_Task to carry out_: Print the entries that appear below, exactly as written and without their pictures.

(Rows from a dataset of charts and code)
━━━━━━━━━━━━━━━━━━━━

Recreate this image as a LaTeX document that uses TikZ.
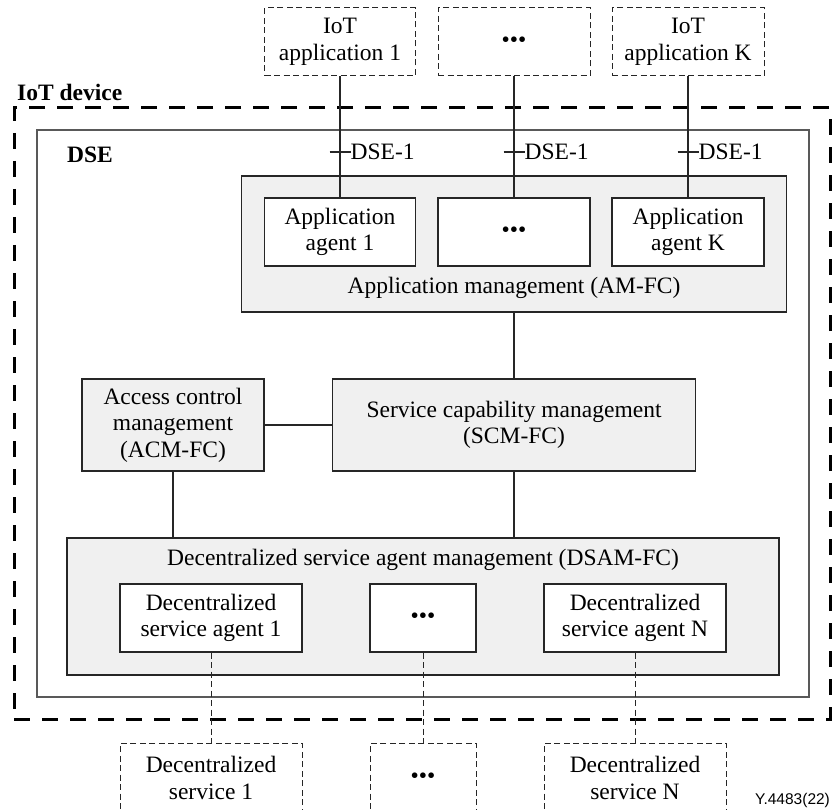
\documentclass[tikz,border=0pt]{standalone}
\usepackage{fontspec}
\setmainfont{Liberation Serif}
\newfontfamily\figsans{Liberation Sans}
\begin{document}
\begin{tikzpicture}[x=1pt,y=-1pt,
  txt/.style={font=\fontsize{23.5}{26.5}\selectfont, align=center, inner sep=0pt},
  btxt/.style={font=\fontsize{23.5}{27}\selectfont\bfseries, inner sep=0pt},
  fcbox/.style={draw=black!85, line width=1.3pt, fill=black!6, inner sep=0pt, txt},
  agentbox/.style={draw=black!85, line width=1.3pt, fill=white, txt},
  extbox/.style={draw=black!85, line width=1pt, dash pattern=on 6pt off 3.5pt, fill=white, txt},
  devbox/.style={draw=black, line width=3pt, dash pattern=on 16pt off 12pt, inner sep=0pt},
  dsebox/.style={draw=black!65, line width=1.2pt, fill=white, inner sep=0pt},
  link/.style={draw=black!85, line width=1.3pt},
  dlink/.style={draw=black!85, line width=1pt, dash pattern=on 6pt off 3.5pt}
]
\useasboundingbox (0,0) rectangle (832,810);

% containers
\node[devbox, minimum width=816, minimum height=611] (dev) at (422,413.5) {};
\node[btxt, anchor=west] (devlbl) at (17,92) {IoT device};
\node[dsebox, minimum width=772, minimum height=567] (dse) at (423,413.5) {};
\node[btxt, anchor=west] (dselbl) at (67,155) {DSE};

% application management
\node[fcbox, minimum width=545, minimum height=136] (am) at (514,244) {};
\node[txt] (amlbl) at (514,288) {Application management (AM-FC)};
\node[agentbox, minimum width=151, minimum height=68] (aa1) at (340,232) {Application\\agent 1};
\node[agentbox, minimum width=152, minimum height=68] (aa2) at (514,232) {\textbullet\textbullet\textbullet};
\node[agentbox, minimum width=152, minimum height=68] (aa3) at (688,232) {Application\\agent K};

% IoT applications
\node[extbox, minimum width=151, minimum height=68] (app1) at (340,42) {IoT\\application 1};
\node[extbox, minimum width=152, minimum height=68] (app2) at (514,42) {\textbullet\textbullet\textbullet};
\node[extbox, minimum width=152, minimum height=68] (app3) at (688,42) {IoT\\application K};

% ACM and SCM
\node[fcbox, minimum width=182, minimum height=92] (acm) at (173,425) {Access control\\management\\(ACM-FC)};
\node[fcbox, minimum width=363, minimum height=92] (scm) at (514,425) {Service capability management\\(SCM-FC)};

% DSAM
\node[fcbox, minimum width=712, minimum height=137] (dsam) at (423,606.5) {};
\node[txt] (dsamlbl) at (423,560) {Decentralized service agent management (DSAM-FC)};
\node[agentbox, minimum width=182, minimum height=68] (dsa1) at (211,618) {Decentralized\\service agent 1};
\node[agentbox, minimum width=106, minimum height=68] (dsa2) at (423,618) {\textbullet\textbullet\textbullet};
\node[agentbox, minimum width=182, minimum height=68] (dsa3) at (635,618) {Decentralized\\service agent N};

% decentralized services
\node[extbox, minimum width=182, minimum height=70] (sv1) at (211,778) {Decentralized\\service 1};
\node[extbox, minimum width=106, minimum height=70] (sv2) at (423,778) {\textbullet\textbullet\textbullet};
\node[extbox, minimum width=182, minimum height=70] (sv3) at (635,778) {Decentralized\\service N};

% figure id
\node[inner sep=0pt, anchor=west, font=\figsans\fontsize{15.5}{17}\selectfont] (figid) at (755,800) {Y.4483(22)};

% reference point labels
\node[txt, anchor=west] (rp1) at (350.5,152) {DSE-1};
\node[txt, anchor=west] (rp2) at (524.5,152) {DSE-1};
\node[txt, anchor=west] (rp3) at (698.5,152) {DSE-1};

% connectors
\draw[link] (app1.south) -- (aa1.north);
\draw[link] (app2.south) -- (aa2.north);
\draw[link] (app3.south) -- (aa3.north);
\draw[link] ([xshift=-21pt]rp1.west) -- (rp1.west);
\draw[link] ([xshift=-21pt]rp2.west) -- (rp2.west);
\draw[link] ([xshift=-21pt]rp3.west) -- (rp3.west);
\draw[link] (am.south) -- (scm.north);
\draw[link] (acm.east) -- (scm.west);
\draw[link] (acm.south) -- (acm.south |- dsam.north);
\draw[link] (scm.south) -- (scm.south |- dsam.north);
\draw[dlink] (dsa1.south) -- (sv1.north);
\draw[dlink] (dsa2.south) -- (sv2.north);
\draw[dlink] (dsa3.south) -- (sv3.north);
\end{tikzpicture}
\end{document}
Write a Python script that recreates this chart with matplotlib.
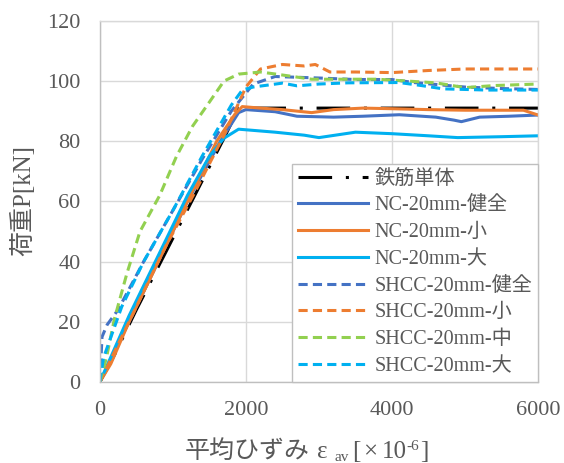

━━━━━━━━━━━━━━━━━━━━

_Exercise output_:
Recreate this image as a LaTeX document that uses TikZ.
\documentclass[tikz,border=0pt]{standalone}
\usepackage{fontspec}
\setmainfont{Liberation Serif}
\newfontfamily\figsans{Liberation Sans}
\begin{document}
\begin{tikzpicture}[x=1pt,y=-1pt,
  txt/.style={font=\fontsize{23.5}{26.5}\selectfont, align=center, inner sep=0pt},
  btxt/.style={font=\fontsize{23.5}{27}\selectfont\bfseries, inner sep=0pt},
  fcbox/.style={draw=black!85, line width=1.3pt, fill=black!6, inner sep=0pt, txt},
  agentbox/.style={draw=black!85, line width=1.3pt, fill=white, txt},
  extbox/.style={draw=black!85, line width=1pt, dash pattern=on 6pt off 3.5pt, fill=white, txt},
  devbox/.style={draw=black, line width=3pt, dash pattern=on 16pt off 12pt, inner sep=0pt},
  dsebox/.style={draw=black!65, line width=1.2pt, fill=white, inner sep=0pt},
  link/.style={draw=black!85, line width=1.3pt},
  dlink/.style={draw=black!85, line width=1pt, dash pattern=on 6pt off 3.5pt}
]
\useasboundingbox (0,0) rectangle (832,810);

% containers
\node[devbox, minimum width=816, minimum height=611] (dev) at (422,413.5) {};
\node[btxt, anchor=west] (devlbl) at (17,92) {IoT device};
\node[dsebox, minimum width=772, minimum height=567] (dse) at (423,413.5) {};
\node[btxt, anchor=west] (dselbl) at (67,155) {DSE};

% application management
\node[fcbox, minimum width=545, minimum height=136] (am) at (514,244) {};
\node[txt] (amlbl) at (514,288) {Application management (AM-FC)};
\node[agentbox, minimum width=151, minimum height=68] (aa1) at (340,232) {Application\\agent 1};
\node[agentbox, minimum width=152, minimum height=68] (aa2) at (514,232) {\textbullet\textbullet\textbullet};
\node[agentbox, minimum width=152, minimum height=68] (aa3) at (688,232) {Application\\agent K};

% IoT applications
\node[extbox, minimum width=151, minimum height=68] (app1) at (340,42) {IoT\\application 1};
\node[extbox, minimum width=152, minimum height=68] (app2) at (514,42) {\textbullet\textbullet\textbullet};
\node[extbox, minimum width=152, minimum height=68] (app3) at (688,42) {IoT\\application K};

% ACM and SCM
\node[fcbox, minimum width=182, minimum height=92] (acm) at (173,425) {Access control\\management\\(ACM-FC)};
\node[fcbox, minimum width=363, minimum height=92] (scm) at (514,425) {Service capability management\\(SCM-FC)};

% DSAM
\node[fcbox, minimum width=712, minimum height=137] (dsam) at (423,606.5) {};
\node[txt] (dsamlbl) at (423,560) {Decentralized service agent management (DSAM-FC)};
\node[agentbox, minimum width=182, minimum height=68] (dsa1) at (211,618) {Decentralized\\service agent 1};
\node[agentbox, minimum width=106, minimum height=68] (dsa2) at (423,618) {\textbullet\textbullet\textbullet};
\node[agentbox, minimum width=182, minimum height=68] (dsa3) at (635,618) {Decentralized\\service agent N};

% decentralized services
\node[extbox, minimum width=182, minimum height=70] (sv1) at (211,778) {Decentralized\\service 1};
\node[extbox, minimum width=106, minimum height=70] (sv2) at (423,778) {\textbullet\textbullet\textbullet};
\node[extbox, minimum width=182, minimum height=70] (sv3) at (635,778) {Decentralized\\service N};

% figure id
\node[inner sep=0pt, anchor=west, font=\figsans\fontsize{15.5}{17}\selectfont] (figid) at (755,800) {Y.4483(22)};

% reference point labels
\node[txt, anchor=west] (rp1) at (350.5,152) {DSE-1};
\node[txt, anchor=west] (rp2) at (524.5,152) {DSE-1};
\node[txt, anchor=west] (rp3) at (698.5,152) {DSE-1};

% connectors
\draw[link] (app1.south) -- (aa1.north);
\draw[link] (app2.south) -- (aa2.north);
\draw[link] (app3.south) -- (aa3.north);
\draw[link] ([xshift=-21pt]rp1.west) -- (rp1.west);
\draw[link] ([xshift=-21pt]rp2.west) -- (rp2.west);
\draw[link] ([xshift=-21pt]rp3.west) -- (rp3.west);
\draw[link] (am.south) -- (scm.north);
\draw[link] (acm.east) -- (scm.west);
\draw[link] (acm.south) -- (acm.south |- dsam.north);
\draw[link] (scm.south) -- (scm.south |- dsam.north);
\draw[dlink] (dsa1.south) -- (sv1.north);
\draw[dlink] (dsa2.south) -- (sv2.north);
\draw[dlink] (dsa3.south) -- (sv3.north);
\end{tikzpicture}
\end{document}
Write a Python script that recreates this chart with matplotlib.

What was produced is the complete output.